W 2010 r. Alexe zapłaciła wcześniejszemu posiadaczowi nieruchomości należną sumę i pokryła koszty egzekucji. Zwróciła się następnie do Europejskiego Trybunału Praw Człowieka, wskazując na naruszenie art. 6 konwencji, tj. złamanie zasad rzetelnego postępowania, w szczególności poprzez brak zapewnienia kontradyktoryjnego postępowania cywilnego (skarga nr 66522/09).

W wyroku z 3 maja 2016 r. trybunał przypomniał, że zasady rzetelnego procesu obejmują możliwość polemiki z dowodami przedstawionymi przez każdą ze stron, a także przeprowadzonymi przez sąd z urzędu.

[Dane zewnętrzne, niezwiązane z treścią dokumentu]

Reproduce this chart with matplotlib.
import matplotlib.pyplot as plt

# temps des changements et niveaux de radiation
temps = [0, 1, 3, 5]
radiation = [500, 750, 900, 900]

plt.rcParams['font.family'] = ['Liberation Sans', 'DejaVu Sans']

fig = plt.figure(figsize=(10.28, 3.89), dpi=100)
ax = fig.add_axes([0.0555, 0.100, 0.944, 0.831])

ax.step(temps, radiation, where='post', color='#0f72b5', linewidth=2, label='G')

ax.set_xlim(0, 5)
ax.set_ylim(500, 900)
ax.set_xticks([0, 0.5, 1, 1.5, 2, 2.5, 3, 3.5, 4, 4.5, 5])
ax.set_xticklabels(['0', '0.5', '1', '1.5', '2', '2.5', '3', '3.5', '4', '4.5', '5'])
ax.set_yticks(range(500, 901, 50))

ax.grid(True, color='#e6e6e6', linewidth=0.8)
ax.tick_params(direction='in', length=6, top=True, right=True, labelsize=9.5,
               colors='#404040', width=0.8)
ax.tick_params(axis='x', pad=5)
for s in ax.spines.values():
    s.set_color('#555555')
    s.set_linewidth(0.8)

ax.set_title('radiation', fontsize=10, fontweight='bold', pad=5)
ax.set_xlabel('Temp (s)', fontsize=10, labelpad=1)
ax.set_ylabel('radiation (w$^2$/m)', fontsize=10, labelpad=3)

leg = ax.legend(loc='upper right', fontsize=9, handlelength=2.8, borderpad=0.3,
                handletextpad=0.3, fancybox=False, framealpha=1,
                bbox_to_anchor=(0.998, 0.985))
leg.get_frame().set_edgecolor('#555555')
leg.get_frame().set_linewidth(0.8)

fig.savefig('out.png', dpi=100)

Strasburscy sędziowie podkreślili jednocześnie, że prawo do postępowania kontradyktoryjnego nie jest absolutne i jego zakres może być rożny w zależności od specyfiki procedury. Dla przykładu wskazali na wcześniejsze sprawy karne (np. Pelissier przeciwko Francji), w których w trakcie postępowania zmieniono kwalifikację prawną czynu. Samo przekwalifikowanie przestępstwa nie generowało naruszenia konwencji, stanowiła je natomiast zmiana, której oskarżony nie mógł przewidzieć.

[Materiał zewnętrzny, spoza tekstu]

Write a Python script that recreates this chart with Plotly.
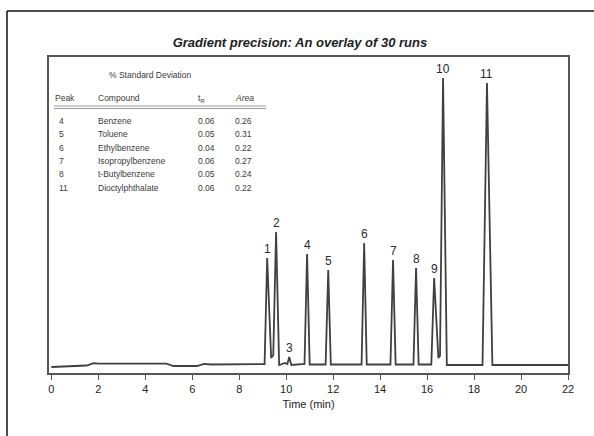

Stosując wcześniejsze zasady do omawianej sprawy, ETPC uznał, że na sądzie leży obowiązek specjalnej rzetelności w sytuacji, gdy z własnej inicjatywy powołuje się na reguły prawne mające znaczący wpływ na rozstrzygnięcie. Tymczasem rumuński sąd pierwszej instancji wydał orzeczenie, nie powołując się na żadne konkretne przepisy. Sam wnioskodawca wnosząc powództwo również nie wskazał podstawy prawnej. Strony sporu nie zostały następnie poinformowane o tym, że sąd drugiej instancji zamierza rozpatrzyć sprawę na podstawie nowych przepisów. Nie dało to powodowi i pozwanemu możliwości polemiki i odniesienia się do wskazanej podstawy. Za poddaniem pod dyskusję stron nowej regulacji przemawiały kontrowersje wokół rozwiązania prawnego, w szczególności rozbieżności w orzecznictwie krajowym.

Uznając, iż sądy rumuńskie naruszyły zasadę rzetelnego postępowania, europejski trybunał przyznał Elenie Alexe skromne 900 euro zadośćuczynienia.